### Dataset entries

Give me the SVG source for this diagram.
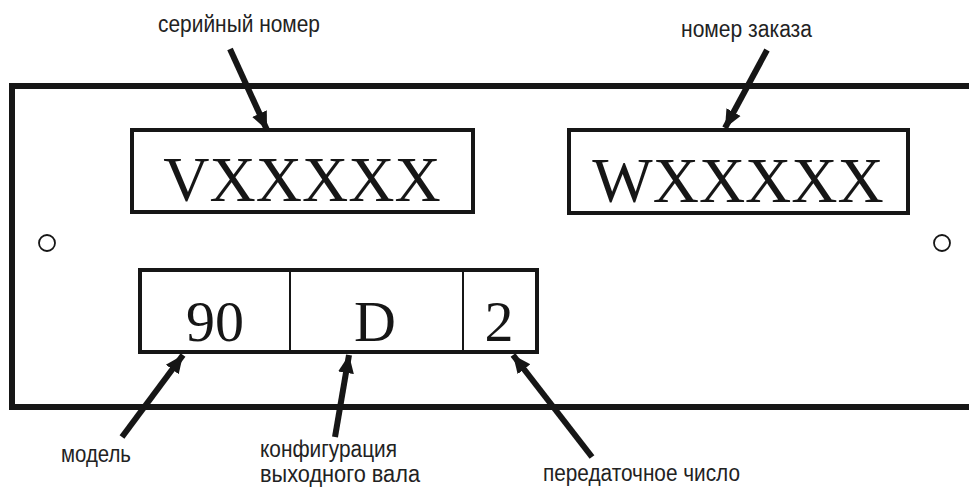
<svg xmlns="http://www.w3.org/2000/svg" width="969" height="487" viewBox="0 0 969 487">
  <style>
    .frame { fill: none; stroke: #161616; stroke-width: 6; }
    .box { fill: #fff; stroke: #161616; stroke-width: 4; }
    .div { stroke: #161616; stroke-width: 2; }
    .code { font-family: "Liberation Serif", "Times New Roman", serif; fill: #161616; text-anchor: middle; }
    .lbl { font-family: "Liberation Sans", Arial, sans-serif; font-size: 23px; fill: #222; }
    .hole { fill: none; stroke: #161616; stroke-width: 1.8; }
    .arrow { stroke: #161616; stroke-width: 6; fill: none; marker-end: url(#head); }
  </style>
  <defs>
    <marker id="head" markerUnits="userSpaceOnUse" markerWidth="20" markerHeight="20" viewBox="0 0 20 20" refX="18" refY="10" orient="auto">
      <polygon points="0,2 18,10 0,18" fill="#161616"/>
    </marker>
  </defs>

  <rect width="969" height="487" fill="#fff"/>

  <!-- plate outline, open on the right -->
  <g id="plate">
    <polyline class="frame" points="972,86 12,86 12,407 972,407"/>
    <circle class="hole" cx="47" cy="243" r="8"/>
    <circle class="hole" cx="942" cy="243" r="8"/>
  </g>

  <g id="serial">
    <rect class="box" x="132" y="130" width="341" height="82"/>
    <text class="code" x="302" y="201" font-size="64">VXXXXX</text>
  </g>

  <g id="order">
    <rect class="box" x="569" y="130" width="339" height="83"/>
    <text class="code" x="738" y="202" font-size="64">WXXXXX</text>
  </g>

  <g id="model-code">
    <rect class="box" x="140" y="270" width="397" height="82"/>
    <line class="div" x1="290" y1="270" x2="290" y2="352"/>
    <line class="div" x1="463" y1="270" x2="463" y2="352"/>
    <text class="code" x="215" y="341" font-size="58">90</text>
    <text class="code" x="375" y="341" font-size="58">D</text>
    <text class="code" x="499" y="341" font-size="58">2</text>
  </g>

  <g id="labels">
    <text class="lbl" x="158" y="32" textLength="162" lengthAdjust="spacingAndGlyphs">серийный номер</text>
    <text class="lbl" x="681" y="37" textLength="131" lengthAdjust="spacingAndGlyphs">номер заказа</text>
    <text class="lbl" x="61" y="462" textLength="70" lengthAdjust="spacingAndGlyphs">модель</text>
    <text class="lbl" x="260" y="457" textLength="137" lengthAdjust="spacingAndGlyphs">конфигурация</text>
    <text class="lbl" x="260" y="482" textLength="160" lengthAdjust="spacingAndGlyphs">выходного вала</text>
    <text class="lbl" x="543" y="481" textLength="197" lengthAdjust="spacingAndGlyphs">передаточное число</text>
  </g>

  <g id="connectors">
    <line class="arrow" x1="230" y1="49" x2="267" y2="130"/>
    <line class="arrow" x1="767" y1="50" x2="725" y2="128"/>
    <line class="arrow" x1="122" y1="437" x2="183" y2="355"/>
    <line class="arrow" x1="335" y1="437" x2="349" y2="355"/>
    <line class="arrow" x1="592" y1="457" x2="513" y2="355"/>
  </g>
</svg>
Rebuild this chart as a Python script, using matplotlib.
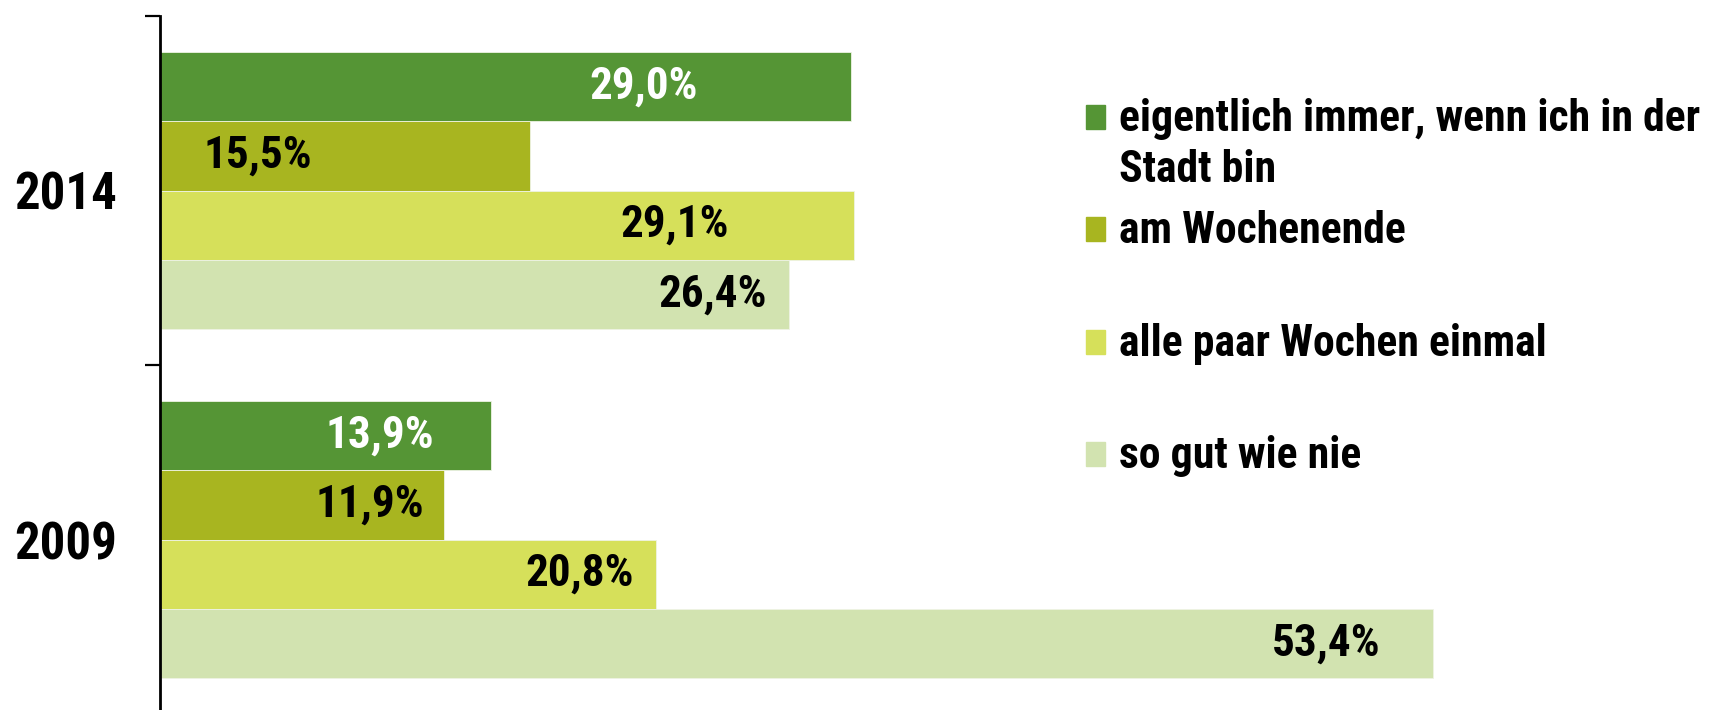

### Task directions
Show every line that contains the word "this".

### Response
Give me the SVG source for this diagram.
Rebuild this chart as a Python script, using matplotlib.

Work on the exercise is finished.